この、すでに「走っている制度」をどう改善していくのか。特定技能に移行することで何をどう解決していくのか。外国人と働く現場にはどういった工夫が必要なのか。わたしたちの認識はどう変えていくのがよいのか。技能実習制度という「国際交流」の場はさらに注視が必要だと思います。
この「ただ、それはそれとして」論調、個人的にとても好き。
■世の中のひとが忘れつつある話をしつこく追うのは地元紙または専門紙の得意分野。
日本農業新聞のこの記事、丁寧な積み上げた知見に基づいていることが分かる良い記事なのですが、一点だけ「2020年に確認された主な農作物盗難」という図表がね……。
この辺もう全部「不良ガイジンのしわざ」って印象を植え付けるに十分な量の報道が、昨秋以降、ワイドショーなどを含めて為されていることは御存知の通り。
てことは、よ。
真相はいまだ解明されていない。

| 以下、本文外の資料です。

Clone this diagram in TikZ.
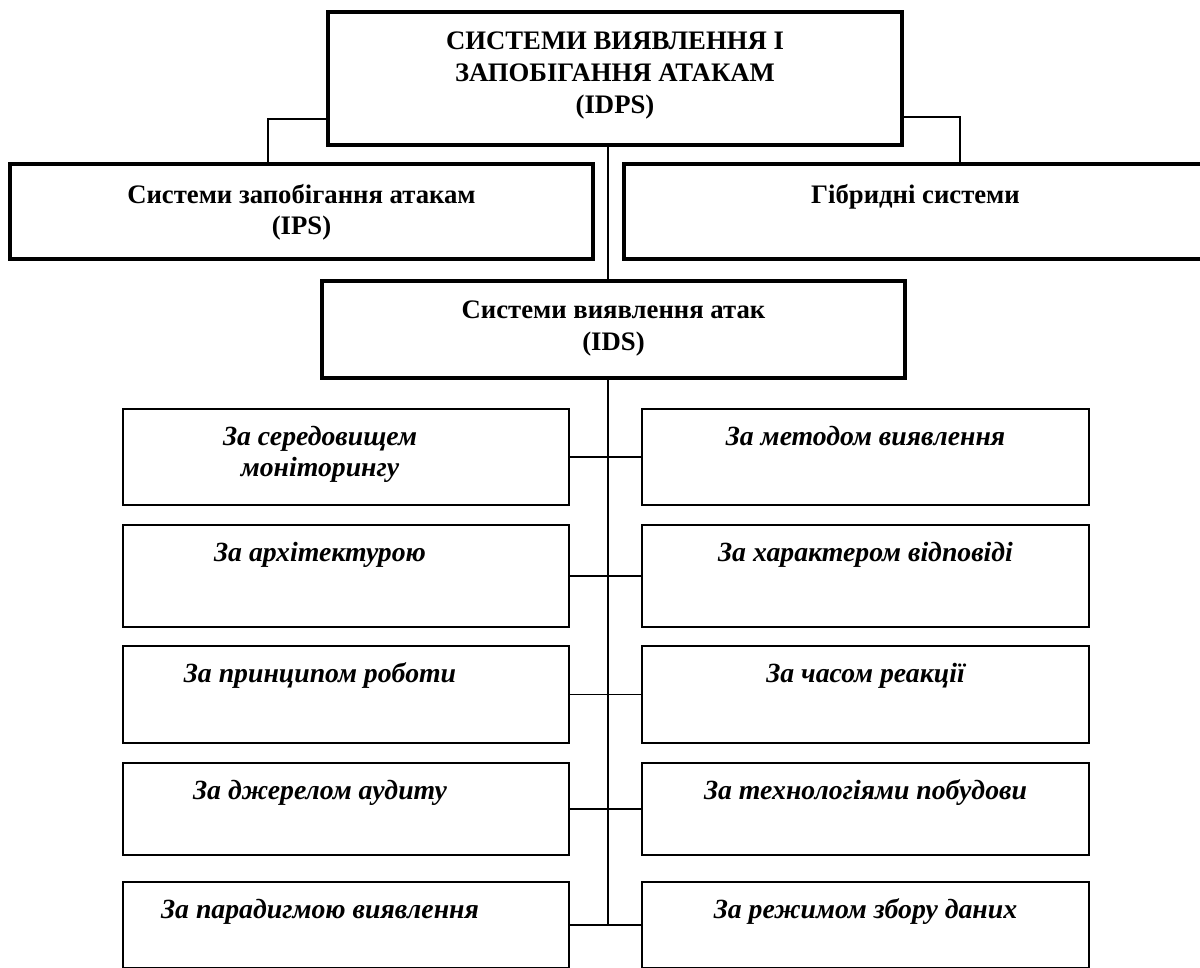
\documentclass[tikz,border=0pt]{standalone}
\usepackage{fontspec}
\setmainfont{Liberation Serif}
\usepackage{tikz}

\begin{document}
\begin{tikzpicture}[x=0.02cm,y=-0.02cm,
    mainbox/.style={draw,line width=2pt,minimum width=11.66cm,minimum height=1.9cm,inner sep=0pt},
    catbox/.style={draw,line width=1.1pt,minimum width=8.93cm,inner sep=0pt},
    toptext/.style={anchor=north,yshift=-0.43cm,align=center,inner sep=0pt,
        font=\fontsize{15.2}{18}\selectfont\bfseries},
    cattext/.style={toptext,yshift=0.08cm,font=\fontsize{15.8}{18}\selectfont\bfseries\itshape},
    lefttext/.style={cattext,xshift=-0.52cm},
    link/.style={line width=0.7pt}]
  \useasboundingbox (0,0) rectangle (1200,967);
  \fill[white] (0,0) rectangle (1200,967);

  \node[mainbox,minimum width=11.48cm,minimum height=2.66cm,
    label={[toptext]north:{СИСТЕМИ ВИЯВЛЕННЯ І\\ЗАПОБІГАННЯ АТАКАМ\\(IDPS)}}] (top) at (615,78.5) {};
  \node[mainbox,label={[toptext]north:{Системи запобігання атакам\\(IPS)}}] (ips) at (301.5,211.5) {};
  \node[mainbox,label={[toptext]north:{Гібридні системи}}] (hyb) at (915.5,211.5) {};
  \node[mainbox,minimum height=1.94cm,
    label={[toptext]north:{Системи виявлення атак\\(IDS)}}] (ids) at (613.5,329.5) {};

  \coordinate (lknee) at (268,119);
  \coordinate (rknee) at (960,117);
  \coordinate (spine) at (608,0);
  \draw[link] (top.west |- lknee) -- (lknee) -- (ips.north -| lknee);
  \draw[link] (top.east |- rknee) -- (rknee) -- (hyb.north -| rknee);
  \draw[link] (top.south -| spine) -- (ids.north -| spine);

  \foreach \i/\y/\h/\lt/\rt in {
      1/457/1.92/{За середовищем\\моніторингу}/{За методом виявлення},
      2/576/2.04/{За архітектурою}/{За характером відповіді},
      3/694.5/1.94/{За принципом роботи}/{За часом реакції},
      4/809/1.84/{За джерелом аудиту}/{За технологіями побудови},
      5/925/1.72/{За парадигмою виявлення}/{За режимом збору даних}} {
    \node[catbox,minimum height=\h cm,label={[lefttext]north:{\lt}}] (l\i) at (346,\y) {};
    \node[catbox,minimum height=\h cm,label={[cattext]north:{\rt}}] (r\i) at (865.5,\y) {};
    \draw[link] (l\i.east) -- (r\i.west);
  }
  \draw[link] (ids.south -| spine) -- (l5.east -| spine);
\end{tikzpicture}
\end{document}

って主旨の記事なのに、ゼノフォビアに寄与してしまうと思いませんか。
よく見れば「68歳男を逮捕」「79歳男を逮捕」って文字がある通り、明示的に日本人が犯人だった事件も含まれているのにね。なかなか面倒な世の中です。
■エモかった記事を最後に。
出入国管理法(入管法)違反、いわゆる不法残留の疑いで広島南署に逮捕された。広島出入国在留管理局で入国審査官の違反審査を受け、その日のうちに退去強制令書が出た。3日後、長崎県大村市の大村入国管理センターに収容された。(中略)弁護士が話を聞くと、違反審査でベトナム語の通訳がいなかったことが分かった。入管法では審査に通訳をつける義務はないが、男性は審査の内容が「よく分からなかった」と言う。男性の日本語は、あいさつや簡単な単語を理解できる程度。弁護士は「通訳がいなかったため言葉のキャッチボールができず、よく分からないまま手続きが進められた」と指摘する。
入管法によると、違反審査で退去強制と判断されても、特別審理官の口頭審理を請求できる。男性は通訳がいなかったため手続きを理解できず、口頭審理を請求できなかったとして、退去強制の取り消しを求めて広島地裁に提訴した。
ベトナム語の通訳がいなかった理由について、広島出入国在留管理局は「個別の案件に答えられない」としている。
太字は引用者すなわち私です。うん、エモいっつーより、ただただヒドいっす。